Sentarse frente a casa y esperar.
En La Habana la vida trascurre sin ninguna prisa.
Hay tiempo de sobra para mirar, dialogar, fumar y hasta para sonreír a una cámara fisgona. A los habaneros les gustan las fotos. Una vez una mujer me pidió que le sacara una. Dijo que era la única manera en la que ella podría llegar a viajar, una manera fácil de escapar.
En La Habana cada fachada es un marco perfecto para circunscribir cualquier situación. El paisaje es en sí mismo un camino y cada sombra un universo. Las texturas de sus paredes y veredas, los colores vivos y bailarines de sus añejísimas y sentimentales construcciones, la incansable variedad de tonos de piel, los rostros sigilosos y alegres, las miradas dulces o dubitativas y el desordenado tufo a café, a ron, a pizza, a humanidad.
Estos cuadros son una muestra del tiempo que no transcurre. De la melancolía. Del azar. Los objetos que parecen abandonados están tan vivos como sus dueños. Tres bolsas colgadas, secándose, esperando otra oportunidad para ir al mercado, un botellón de agua a medio llenar, tabacos y cigarros consumidos por la suave humedad de los labios, breves resacas que son auténticas historias y el sol que no para de abrasar.
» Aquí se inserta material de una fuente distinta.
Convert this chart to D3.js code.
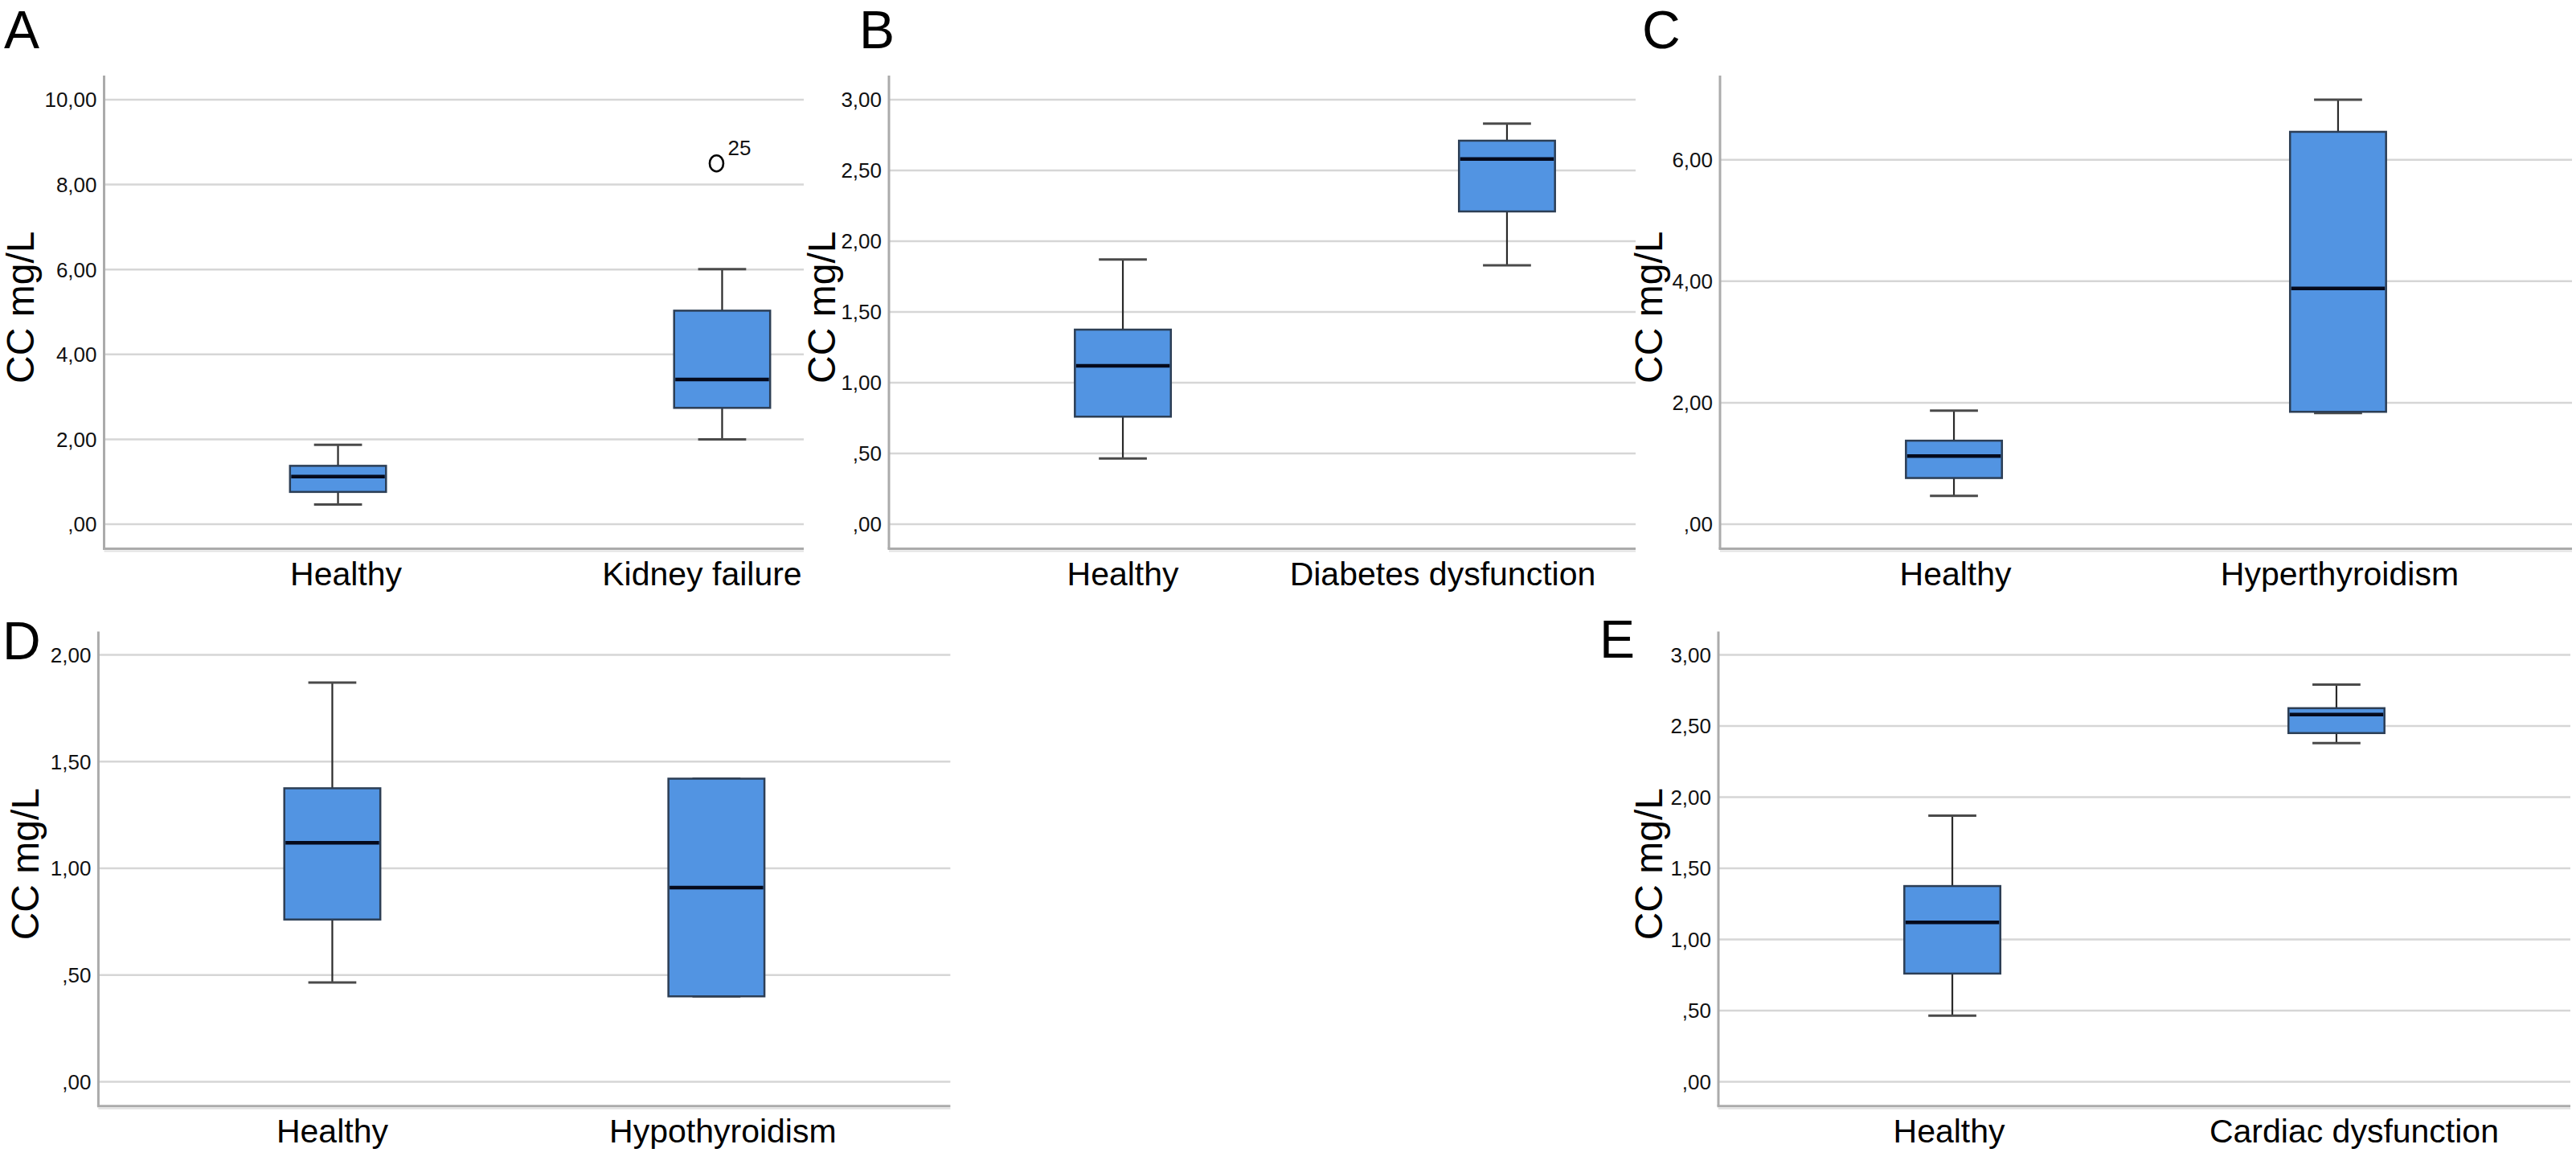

Me gustan esas miradas fijas y también esas miradas perdidas, esa conciencia extendida de que en la ciudad nada pasa inadvertido. Me encanta eso que se ve adentro de sus casas, esa intimidad que se alcanza a develar en la imagen de un santo yoruba, en una silla de ruedas, en una aislada canasta con frutas, en una cubeta de huevos. Me fascinan esas escaleras que nunca se sabe hacia donde van. En suma, La Habana es una gran casa que atesora, en cada rincón, secretos que ni ella misma sabe que debe custodiar.